Народное представительство вообще бывает двоякого рода: 1) оно может представлять собой волю народа, государственную власть народа, в каковом случае само является носителем Верховной власти; 2) оно может представлять мнения, интерес и желания народа перед Верховной властью. У нас, вне сомнения, может быть лишь народное представительство второго рода, ибо как закон, так и исторический факт одинаково говорят, что Верховной властью в России является Монарх: значит, другой Верховной власти ни у кого уже не может быть. Как ни ясно кажется это, закон должен выразить это в своем тексте и засим организовать народное представительство, сознательно и логически, сообразно с тем, что оно есть в действительности.

Представительство, выражающее в себе не волю и власть народа, а его мнения, интересы и желания, не только не находится в каком-либо несоответствии с Верховной властью Самодержавного неограниченного Монарха, но, напротив, составляет необходимое при нем учреждение. Его смысл состоит в том, что оно создает реальную связь между Царем и народом — связь, всегда предполагаемую при Монархическом

Самодержавии, но без народного при Царе представительства способную дойти почти до фикции.

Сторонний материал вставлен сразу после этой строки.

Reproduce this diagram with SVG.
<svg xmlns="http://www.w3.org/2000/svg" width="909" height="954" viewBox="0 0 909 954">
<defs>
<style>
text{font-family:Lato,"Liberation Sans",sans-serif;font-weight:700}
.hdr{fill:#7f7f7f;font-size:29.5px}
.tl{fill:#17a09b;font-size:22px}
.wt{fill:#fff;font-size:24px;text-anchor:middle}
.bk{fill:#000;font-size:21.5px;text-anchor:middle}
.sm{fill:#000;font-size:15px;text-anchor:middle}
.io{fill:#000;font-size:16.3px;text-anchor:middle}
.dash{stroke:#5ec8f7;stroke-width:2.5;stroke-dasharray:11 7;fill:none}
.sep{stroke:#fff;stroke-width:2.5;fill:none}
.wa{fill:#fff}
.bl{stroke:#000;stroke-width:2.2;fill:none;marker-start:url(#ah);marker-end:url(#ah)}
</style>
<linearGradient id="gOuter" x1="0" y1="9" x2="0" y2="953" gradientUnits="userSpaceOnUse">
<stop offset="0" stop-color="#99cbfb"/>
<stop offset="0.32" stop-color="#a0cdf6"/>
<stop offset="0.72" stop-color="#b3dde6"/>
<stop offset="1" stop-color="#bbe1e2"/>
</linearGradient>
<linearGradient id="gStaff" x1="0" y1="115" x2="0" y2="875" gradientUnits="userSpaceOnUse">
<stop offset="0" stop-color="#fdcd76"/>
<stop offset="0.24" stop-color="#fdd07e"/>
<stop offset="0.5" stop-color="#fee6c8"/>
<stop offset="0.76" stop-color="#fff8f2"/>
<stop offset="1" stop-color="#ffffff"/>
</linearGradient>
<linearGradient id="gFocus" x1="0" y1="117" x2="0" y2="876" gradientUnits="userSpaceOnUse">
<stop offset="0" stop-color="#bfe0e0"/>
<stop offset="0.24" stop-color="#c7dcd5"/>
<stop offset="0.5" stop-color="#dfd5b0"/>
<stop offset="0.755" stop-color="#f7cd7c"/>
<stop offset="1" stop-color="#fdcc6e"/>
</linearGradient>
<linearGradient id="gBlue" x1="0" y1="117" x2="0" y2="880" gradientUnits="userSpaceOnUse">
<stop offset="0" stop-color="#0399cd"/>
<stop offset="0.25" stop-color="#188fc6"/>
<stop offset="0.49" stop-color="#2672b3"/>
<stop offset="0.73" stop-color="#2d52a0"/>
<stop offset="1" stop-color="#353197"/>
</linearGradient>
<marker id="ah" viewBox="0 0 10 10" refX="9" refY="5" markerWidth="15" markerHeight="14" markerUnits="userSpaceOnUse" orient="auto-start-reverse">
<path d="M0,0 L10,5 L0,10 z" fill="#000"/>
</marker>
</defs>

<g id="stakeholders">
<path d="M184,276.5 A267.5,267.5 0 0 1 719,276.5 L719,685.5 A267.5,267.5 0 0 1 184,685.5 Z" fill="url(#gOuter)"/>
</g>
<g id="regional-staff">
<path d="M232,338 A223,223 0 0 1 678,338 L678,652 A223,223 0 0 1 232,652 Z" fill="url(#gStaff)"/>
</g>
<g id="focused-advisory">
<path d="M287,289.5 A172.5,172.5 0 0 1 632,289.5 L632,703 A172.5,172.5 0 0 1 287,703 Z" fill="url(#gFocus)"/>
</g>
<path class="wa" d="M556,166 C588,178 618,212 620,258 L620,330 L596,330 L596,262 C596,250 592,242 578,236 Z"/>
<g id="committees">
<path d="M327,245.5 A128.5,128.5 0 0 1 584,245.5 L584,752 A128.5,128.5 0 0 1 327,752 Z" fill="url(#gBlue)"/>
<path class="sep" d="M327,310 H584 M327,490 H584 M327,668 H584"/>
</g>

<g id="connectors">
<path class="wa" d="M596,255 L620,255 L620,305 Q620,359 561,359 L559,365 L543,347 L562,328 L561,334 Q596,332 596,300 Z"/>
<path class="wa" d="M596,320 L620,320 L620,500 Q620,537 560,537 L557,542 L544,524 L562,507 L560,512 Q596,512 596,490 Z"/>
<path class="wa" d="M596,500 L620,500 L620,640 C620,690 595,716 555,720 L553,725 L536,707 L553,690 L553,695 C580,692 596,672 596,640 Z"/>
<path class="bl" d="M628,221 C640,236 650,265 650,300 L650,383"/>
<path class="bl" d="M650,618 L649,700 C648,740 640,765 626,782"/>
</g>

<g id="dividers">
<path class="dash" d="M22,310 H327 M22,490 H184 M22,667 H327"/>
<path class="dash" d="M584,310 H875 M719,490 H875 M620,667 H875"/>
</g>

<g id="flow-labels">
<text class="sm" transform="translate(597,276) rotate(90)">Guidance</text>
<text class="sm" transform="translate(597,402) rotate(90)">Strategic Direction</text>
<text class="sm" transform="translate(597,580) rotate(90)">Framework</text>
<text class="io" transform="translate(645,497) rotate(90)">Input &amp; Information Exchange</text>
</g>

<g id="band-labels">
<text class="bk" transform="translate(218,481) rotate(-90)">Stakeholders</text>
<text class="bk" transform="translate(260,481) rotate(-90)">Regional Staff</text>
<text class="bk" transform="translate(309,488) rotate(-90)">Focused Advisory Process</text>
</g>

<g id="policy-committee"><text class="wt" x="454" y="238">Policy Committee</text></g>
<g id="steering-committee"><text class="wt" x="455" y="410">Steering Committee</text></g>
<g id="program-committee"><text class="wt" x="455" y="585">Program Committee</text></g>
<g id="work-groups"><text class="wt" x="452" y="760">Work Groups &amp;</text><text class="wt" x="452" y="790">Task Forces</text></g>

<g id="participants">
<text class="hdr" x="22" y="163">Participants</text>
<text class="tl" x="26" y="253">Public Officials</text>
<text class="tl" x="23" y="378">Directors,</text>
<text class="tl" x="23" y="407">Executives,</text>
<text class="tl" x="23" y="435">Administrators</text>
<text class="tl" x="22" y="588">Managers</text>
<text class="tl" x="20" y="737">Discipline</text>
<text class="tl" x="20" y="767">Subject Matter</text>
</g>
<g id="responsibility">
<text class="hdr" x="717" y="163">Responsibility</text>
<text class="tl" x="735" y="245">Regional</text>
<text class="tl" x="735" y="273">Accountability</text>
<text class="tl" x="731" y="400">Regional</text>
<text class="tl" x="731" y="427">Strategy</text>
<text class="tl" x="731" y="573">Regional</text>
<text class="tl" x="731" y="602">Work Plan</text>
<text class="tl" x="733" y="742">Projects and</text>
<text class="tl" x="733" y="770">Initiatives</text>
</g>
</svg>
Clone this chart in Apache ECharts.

Но если закон будет созидать такое народное представительство, то он непременно должен озаботиться о том, чтобы лица, им облеченные, были действительными представителями народа, то есть находились с ним в связи и взаимном понимании. Этого нельзя достигнуть иначе, как назначая представителя (депутата) не от случайной массы избирателей, как ныне, а от определенных групп населения. В этом случае депутат имеет возможность знать своих избирателей, объясняться с ними, давать им отчеты, узнавать их мнения о своей деятельности, узнавать их потребности и желания. Система наказов неприменима при отправке депутата на общую законодательную работу, но когда депутат знает свою группу и посылающая его группа знает его, то взаимное понимание и нравственная ответственность депутата и без наказов сами собой установятся.